Task details:
Only the lines from the line containing "Output the web" through the line containing "const depthTicks = [0.1, 1, 10, 100, 1000];" should be reproduced, please, with no pictures.

(begin)

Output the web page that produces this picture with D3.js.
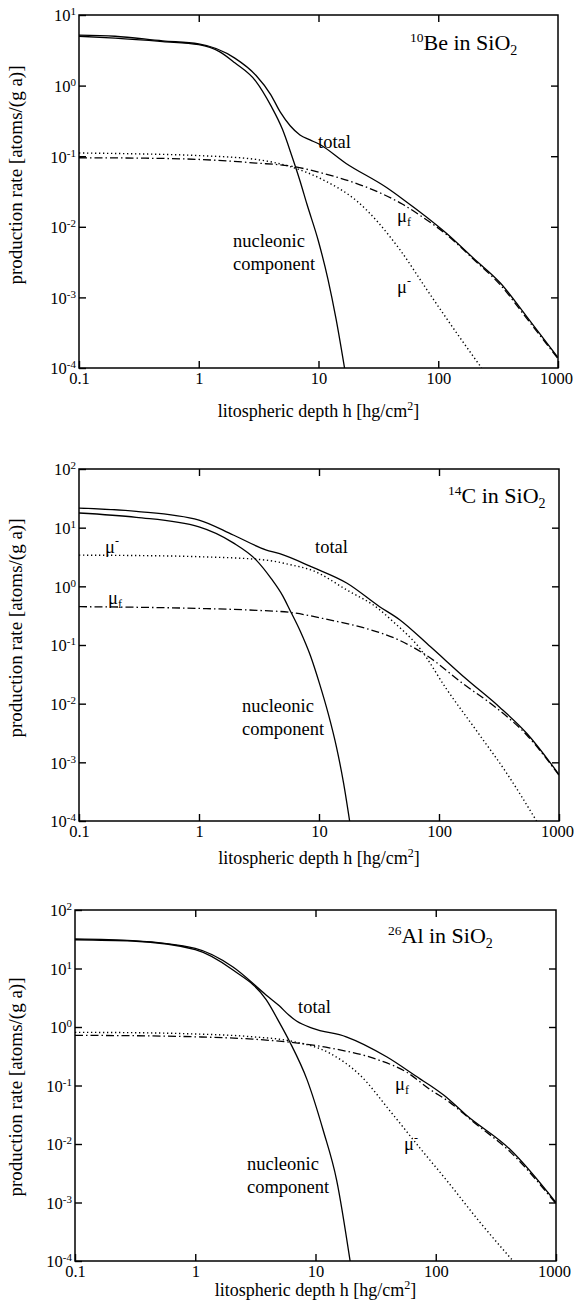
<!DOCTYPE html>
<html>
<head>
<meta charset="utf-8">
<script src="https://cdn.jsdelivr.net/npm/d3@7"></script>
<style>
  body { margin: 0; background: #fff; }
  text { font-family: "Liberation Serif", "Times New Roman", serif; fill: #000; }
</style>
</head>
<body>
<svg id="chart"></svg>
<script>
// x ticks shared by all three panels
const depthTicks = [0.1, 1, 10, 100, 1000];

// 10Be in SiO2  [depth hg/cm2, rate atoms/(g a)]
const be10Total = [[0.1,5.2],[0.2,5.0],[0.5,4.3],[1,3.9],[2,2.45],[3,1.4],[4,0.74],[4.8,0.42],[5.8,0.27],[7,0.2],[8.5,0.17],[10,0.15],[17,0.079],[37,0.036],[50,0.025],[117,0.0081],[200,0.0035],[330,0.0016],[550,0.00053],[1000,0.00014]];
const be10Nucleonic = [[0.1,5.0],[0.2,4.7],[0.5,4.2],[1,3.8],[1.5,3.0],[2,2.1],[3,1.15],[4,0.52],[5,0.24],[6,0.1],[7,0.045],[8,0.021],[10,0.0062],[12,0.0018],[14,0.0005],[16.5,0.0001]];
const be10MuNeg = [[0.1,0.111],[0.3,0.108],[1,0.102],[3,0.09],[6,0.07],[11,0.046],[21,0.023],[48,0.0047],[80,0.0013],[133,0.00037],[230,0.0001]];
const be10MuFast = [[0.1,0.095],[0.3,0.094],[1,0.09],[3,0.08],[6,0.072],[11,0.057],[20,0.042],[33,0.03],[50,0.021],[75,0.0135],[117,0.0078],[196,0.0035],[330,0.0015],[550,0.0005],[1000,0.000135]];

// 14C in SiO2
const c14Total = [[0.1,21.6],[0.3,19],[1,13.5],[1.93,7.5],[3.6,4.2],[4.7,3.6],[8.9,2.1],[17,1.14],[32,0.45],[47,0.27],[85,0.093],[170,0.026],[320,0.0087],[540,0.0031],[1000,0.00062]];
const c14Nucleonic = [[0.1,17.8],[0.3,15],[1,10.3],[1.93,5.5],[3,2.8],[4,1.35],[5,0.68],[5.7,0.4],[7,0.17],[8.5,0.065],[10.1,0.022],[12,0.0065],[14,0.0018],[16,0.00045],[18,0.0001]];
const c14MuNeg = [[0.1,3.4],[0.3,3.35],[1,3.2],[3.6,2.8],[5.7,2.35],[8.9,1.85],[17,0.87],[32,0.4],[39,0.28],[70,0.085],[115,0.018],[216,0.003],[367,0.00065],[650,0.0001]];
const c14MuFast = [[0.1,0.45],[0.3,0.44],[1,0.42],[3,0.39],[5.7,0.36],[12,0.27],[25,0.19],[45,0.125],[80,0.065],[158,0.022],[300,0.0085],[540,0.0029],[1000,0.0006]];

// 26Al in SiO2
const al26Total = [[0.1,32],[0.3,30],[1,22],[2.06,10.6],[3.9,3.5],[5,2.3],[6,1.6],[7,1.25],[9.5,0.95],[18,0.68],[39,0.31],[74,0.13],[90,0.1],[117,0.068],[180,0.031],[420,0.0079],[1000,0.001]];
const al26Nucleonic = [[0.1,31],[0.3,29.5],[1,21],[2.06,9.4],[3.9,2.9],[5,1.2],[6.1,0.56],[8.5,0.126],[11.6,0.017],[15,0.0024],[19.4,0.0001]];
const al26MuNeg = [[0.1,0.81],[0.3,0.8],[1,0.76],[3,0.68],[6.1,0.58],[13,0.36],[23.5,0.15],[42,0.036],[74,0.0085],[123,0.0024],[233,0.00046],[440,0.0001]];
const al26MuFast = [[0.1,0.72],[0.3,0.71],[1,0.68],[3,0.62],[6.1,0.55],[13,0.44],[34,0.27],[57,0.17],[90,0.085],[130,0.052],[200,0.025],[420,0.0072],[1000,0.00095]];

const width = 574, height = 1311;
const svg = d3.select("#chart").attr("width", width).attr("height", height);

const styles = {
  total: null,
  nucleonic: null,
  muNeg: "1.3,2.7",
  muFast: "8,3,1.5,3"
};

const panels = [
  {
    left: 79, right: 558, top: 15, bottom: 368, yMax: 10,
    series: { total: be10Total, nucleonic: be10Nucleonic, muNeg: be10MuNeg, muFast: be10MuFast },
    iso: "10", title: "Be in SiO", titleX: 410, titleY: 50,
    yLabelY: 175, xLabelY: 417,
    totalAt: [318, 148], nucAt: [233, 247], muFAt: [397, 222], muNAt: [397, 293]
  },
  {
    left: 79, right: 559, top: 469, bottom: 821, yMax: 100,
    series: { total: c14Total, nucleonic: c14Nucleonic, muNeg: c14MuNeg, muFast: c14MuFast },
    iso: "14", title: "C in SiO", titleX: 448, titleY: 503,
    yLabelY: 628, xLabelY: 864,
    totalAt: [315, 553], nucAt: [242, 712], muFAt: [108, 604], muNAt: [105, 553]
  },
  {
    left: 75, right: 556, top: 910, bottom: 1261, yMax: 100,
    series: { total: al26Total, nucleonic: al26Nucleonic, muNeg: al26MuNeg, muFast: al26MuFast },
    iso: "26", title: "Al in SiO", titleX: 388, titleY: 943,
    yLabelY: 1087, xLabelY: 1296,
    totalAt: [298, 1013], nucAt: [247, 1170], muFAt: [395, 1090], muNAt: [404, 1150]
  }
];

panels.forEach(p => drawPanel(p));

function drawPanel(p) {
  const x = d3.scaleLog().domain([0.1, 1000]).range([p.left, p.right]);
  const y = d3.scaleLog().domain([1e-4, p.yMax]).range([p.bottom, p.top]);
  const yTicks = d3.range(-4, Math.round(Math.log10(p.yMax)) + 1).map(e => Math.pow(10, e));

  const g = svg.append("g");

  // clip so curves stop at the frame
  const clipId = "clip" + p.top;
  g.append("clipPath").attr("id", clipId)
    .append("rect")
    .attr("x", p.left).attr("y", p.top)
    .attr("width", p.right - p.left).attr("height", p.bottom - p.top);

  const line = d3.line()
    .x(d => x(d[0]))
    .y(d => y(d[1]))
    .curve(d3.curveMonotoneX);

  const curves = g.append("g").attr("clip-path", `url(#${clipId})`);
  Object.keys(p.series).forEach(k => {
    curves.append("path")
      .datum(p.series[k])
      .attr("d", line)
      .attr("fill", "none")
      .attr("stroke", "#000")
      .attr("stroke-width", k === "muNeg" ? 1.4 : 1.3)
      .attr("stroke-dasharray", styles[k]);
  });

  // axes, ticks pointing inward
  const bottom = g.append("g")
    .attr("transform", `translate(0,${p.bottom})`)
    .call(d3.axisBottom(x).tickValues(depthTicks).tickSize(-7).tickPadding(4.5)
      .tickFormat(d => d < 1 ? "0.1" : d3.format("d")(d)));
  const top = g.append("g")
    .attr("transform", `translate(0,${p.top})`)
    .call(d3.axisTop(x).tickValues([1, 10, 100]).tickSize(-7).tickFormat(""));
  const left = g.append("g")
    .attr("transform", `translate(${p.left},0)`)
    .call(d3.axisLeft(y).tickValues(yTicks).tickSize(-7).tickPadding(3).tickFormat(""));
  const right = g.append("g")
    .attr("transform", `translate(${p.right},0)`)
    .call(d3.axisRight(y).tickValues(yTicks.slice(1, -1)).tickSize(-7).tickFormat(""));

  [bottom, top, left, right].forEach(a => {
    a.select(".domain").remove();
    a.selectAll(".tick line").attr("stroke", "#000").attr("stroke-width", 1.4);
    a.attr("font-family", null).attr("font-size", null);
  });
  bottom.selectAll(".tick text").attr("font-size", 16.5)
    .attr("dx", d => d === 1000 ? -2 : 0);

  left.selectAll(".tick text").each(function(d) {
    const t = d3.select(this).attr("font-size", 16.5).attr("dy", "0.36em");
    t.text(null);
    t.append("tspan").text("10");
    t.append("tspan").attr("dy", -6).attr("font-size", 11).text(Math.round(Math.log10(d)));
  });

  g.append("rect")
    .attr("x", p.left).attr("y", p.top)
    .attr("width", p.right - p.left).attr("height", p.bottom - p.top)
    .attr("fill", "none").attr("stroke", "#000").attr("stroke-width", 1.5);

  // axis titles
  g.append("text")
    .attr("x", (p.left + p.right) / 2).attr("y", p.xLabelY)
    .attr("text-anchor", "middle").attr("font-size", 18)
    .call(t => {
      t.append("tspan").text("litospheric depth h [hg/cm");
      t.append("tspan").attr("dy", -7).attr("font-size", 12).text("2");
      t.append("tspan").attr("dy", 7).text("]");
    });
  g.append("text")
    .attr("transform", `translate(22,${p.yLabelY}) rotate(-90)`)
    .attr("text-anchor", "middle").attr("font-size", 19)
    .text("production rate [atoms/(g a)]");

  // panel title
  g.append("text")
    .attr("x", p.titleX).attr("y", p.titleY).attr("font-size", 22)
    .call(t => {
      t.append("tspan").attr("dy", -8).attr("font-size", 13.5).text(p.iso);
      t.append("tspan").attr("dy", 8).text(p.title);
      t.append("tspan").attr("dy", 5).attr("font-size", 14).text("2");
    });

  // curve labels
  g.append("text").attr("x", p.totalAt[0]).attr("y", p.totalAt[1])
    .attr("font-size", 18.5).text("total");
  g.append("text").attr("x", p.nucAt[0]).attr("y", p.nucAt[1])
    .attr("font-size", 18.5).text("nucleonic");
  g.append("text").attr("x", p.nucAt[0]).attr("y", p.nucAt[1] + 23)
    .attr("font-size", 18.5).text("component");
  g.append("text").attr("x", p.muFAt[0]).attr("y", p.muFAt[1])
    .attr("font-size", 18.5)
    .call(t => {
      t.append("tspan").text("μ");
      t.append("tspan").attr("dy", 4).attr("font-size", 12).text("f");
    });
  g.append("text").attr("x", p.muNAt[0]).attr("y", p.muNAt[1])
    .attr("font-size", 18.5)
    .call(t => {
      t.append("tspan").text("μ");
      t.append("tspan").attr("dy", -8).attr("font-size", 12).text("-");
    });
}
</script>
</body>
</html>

(end)
(begin)

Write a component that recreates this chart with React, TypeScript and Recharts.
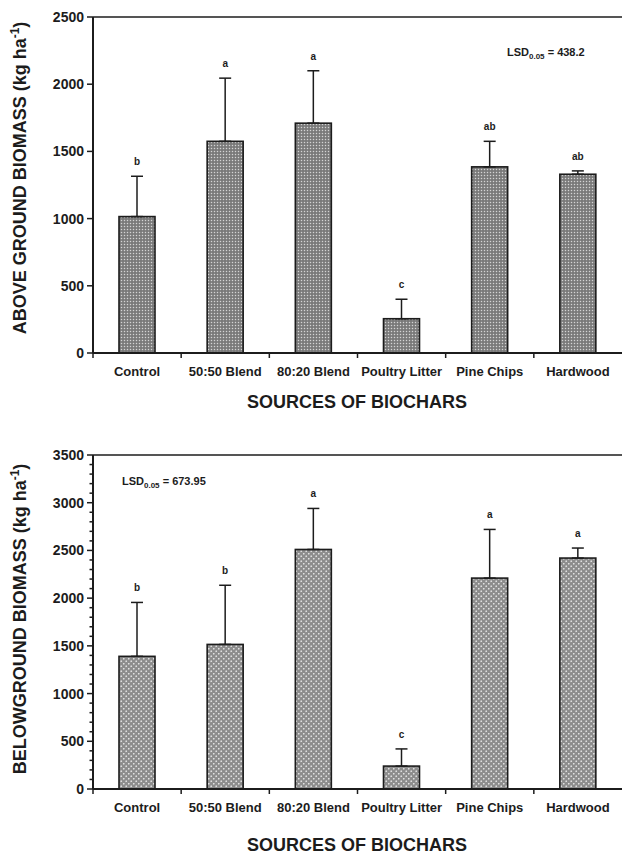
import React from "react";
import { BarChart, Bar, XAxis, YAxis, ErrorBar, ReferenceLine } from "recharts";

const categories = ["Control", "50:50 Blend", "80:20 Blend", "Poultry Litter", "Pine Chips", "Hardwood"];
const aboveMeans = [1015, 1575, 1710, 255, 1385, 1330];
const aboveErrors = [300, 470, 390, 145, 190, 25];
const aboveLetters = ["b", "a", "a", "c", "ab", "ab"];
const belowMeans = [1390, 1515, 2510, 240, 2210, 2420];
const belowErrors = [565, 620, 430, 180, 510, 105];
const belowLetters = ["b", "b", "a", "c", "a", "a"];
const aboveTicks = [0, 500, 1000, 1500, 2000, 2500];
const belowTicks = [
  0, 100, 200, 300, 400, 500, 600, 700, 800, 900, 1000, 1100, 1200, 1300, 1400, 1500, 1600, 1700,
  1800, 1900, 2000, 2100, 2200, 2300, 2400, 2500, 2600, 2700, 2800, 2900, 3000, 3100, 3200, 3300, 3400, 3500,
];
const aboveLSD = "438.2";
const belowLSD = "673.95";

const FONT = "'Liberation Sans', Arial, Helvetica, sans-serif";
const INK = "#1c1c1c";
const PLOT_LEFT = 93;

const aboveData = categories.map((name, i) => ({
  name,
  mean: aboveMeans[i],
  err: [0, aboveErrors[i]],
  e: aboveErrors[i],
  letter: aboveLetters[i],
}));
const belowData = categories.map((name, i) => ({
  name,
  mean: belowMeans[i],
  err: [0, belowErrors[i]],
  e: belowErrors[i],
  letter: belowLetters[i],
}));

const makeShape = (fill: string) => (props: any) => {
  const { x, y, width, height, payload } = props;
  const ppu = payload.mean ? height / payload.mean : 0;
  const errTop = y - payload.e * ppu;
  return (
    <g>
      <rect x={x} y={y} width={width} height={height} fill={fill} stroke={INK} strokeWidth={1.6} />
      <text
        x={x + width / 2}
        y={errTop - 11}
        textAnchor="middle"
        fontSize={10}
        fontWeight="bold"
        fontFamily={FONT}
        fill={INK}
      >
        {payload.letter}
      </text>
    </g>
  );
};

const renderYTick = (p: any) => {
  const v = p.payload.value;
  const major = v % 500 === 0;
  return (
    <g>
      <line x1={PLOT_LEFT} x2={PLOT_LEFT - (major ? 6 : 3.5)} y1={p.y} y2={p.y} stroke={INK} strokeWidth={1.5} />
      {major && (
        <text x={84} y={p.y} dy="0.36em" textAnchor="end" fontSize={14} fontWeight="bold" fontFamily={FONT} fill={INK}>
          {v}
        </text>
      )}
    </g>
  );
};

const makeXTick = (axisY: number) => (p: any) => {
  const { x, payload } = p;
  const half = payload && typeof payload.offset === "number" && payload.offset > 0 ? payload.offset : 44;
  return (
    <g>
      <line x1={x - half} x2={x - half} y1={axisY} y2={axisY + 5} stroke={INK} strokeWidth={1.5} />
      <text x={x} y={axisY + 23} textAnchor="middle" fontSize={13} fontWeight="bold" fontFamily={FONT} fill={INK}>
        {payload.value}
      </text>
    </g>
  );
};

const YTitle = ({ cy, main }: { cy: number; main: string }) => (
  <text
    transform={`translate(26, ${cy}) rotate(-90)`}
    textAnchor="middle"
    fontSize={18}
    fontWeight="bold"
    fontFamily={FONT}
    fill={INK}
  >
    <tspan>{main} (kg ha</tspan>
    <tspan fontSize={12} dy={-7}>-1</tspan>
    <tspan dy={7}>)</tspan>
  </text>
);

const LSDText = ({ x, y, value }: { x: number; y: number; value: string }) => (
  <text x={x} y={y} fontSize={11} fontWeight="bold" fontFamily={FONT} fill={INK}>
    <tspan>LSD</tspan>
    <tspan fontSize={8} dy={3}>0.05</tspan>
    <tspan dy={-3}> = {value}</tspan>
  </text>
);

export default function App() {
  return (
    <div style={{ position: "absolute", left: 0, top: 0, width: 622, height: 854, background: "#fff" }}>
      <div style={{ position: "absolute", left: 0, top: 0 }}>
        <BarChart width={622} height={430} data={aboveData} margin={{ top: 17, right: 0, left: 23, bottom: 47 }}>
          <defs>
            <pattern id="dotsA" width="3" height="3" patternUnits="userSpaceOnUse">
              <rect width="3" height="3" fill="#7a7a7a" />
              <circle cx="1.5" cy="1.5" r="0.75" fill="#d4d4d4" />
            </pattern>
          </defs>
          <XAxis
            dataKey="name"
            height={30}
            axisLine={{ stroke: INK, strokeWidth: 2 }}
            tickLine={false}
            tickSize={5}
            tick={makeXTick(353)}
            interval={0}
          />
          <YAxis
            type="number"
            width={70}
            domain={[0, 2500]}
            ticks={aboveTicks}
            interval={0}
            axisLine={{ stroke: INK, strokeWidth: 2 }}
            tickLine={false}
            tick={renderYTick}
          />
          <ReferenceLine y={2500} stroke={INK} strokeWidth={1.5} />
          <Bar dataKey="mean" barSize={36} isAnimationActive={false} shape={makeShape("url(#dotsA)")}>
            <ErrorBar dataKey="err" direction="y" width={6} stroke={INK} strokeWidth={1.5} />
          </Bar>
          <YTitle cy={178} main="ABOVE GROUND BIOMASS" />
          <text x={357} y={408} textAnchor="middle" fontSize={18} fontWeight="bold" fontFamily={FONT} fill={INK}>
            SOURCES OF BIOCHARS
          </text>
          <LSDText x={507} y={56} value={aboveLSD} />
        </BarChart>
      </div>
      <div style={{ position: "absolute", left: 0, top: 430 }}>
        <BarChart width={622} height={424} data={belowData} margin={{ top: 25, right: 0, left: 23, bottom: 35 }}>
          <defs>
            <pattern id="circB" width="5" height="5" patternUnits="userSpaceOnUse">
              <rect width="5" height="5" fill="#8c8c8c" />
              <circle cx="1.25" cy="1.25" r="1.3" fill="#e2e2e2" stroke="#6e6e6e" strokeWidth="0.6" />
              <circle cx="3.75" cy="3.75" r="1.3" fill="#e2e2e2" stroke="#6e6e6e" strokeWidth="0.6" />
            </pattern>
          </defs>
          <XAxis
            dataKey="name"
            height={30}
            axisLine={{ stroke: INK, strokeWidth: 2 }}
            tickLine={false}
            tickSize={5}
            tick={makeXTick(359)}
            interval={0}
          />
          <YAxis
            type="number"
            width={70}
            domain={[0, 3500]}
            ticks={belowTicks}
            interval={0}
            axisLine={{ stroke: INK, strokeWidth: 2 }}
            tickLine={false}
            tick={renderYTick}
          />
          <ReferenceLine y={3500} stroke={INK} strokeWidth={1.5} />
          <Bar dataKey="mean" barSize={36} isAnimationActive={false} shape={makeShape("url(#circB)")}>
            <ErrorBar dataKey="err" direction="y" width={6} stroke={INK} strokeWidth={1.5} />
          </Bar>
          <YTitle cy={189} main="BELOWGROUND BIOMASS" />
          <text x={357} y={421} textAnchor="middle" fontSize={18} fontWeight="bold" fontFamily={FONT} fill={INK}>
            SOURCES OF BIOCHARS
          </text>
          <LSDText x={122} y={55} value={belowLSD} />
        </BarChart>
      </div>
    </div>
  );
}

(end)
(begin)

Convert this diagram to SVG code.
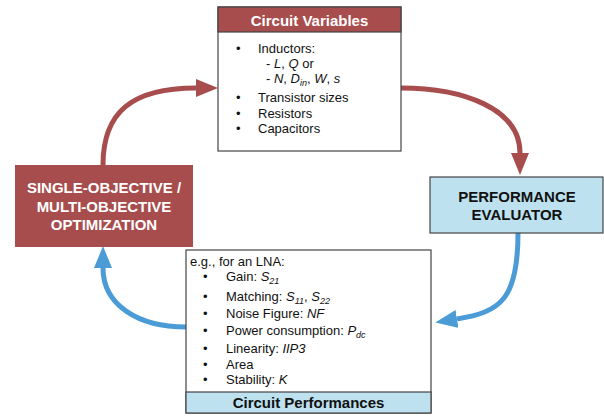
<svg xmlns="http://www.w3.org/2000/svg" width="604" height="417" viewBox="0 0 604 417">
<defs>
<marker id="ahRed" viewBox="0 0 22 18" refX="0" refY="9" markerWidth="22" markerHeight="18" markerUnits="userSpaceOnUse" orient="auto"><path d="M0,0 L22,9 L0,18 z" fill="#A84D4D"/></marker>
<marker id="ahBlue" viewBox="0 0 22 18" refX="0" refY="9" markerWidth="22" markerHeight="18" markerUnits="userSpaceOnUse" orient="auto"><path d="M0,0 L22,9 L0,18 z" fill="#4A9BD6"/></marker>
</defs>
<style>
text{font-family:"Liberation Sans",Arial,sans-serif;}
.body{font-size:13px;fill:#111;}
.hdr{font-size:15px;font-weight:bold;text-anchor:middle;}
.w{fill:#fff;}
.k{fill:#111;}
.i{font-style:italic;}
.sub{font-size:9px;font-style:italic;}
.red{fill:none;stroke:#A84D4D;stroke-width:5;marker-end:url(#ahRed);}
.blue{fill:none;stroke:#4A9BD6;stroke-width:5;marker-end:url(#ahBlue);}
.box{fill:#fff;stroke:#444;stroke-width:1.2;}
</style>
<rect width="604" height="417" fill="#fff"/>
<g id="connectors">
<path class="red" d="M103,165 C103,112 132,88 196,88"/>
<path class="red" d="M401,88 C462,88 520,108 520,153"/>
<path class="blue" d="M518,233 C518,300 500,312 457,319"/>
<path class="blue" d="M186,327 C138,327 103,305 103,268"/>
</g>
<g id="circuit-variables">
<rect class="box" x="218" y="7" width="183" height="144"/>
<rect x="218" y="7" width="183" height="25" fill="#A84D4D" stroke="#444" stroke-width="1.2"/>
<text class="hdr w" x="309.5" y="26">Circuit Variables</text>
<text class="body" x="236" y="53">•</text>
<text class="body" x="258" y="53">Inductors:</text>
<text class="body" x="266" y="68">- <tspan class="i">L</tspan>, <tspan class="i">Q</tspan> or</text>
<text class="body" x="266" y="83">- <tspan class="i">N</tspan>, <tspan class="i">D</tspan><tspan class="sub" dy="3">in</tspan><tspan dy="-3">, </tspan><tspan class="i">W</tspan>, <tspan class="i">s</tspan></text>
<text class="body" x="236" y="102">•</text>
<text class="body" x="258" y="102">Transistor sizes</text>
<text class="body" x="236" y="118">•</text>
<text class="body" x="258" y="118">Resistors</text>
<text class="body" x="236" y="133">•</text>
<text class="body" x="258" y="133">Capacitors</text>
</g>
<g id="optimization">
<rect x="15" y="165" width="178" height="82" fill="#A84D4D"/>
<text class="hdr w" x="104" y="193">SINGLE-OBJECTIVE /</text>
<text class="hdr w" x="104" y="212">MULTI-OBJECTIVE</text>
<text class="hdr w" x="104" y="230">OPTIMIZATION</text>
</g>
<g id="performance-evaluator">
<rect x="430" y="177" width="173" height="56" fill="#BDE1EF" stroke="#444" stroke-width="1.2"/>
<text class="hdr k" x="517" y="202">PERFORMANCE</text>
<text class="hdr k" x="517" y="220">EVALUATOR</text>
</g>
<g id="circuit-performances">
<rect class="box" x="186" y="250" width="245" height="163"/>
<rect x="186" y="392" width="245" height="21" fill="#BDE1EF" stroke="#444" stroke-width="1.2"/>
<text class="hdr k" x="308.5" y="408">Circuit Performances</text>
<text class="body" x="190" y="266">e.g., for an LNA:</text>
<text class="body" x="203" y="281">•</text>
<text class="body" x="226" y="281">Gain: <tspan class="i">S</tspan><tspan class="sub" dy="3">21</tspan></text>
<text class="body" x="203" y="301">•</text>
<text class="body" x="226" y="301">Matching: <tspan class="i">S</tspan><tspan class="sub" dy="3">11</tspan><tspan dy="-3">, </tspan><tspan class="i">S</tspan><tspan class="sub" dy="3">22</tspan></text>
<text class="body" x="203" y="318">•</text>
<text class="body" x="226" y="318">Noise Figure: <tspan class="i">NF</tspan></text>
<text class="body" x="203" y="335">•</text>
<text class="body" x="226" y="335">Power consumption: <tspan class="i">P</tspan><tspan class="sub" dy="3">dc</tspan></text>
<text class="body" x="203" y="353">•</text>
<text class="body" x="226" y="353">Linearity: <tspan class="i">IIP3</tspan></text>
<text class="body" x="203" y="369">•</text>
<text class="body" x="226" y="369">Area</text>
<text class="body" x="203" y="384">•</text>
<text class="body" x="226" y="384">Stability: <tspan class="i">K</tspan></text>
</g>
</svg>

(end)

Task solution:
Output the web page that produces this picture with D3.js.
<!DOCTYPE html>
<html>
<head>
<meta charset="utf-8">
<script src="https://cdn.jsdelivr.net/npm/d3@7"></script>
<style>
  body { margin: 0; background: #fff; }
  text { font-family: "Liberation Serif", "Times New Roman", serif; fill: #000; }
</style>
</head>
<body>
<svg id="chart"></svg>
<script>
// x ticks shared by all three panels
const depthTicks = [0.1, 1, 10, 100, 1000];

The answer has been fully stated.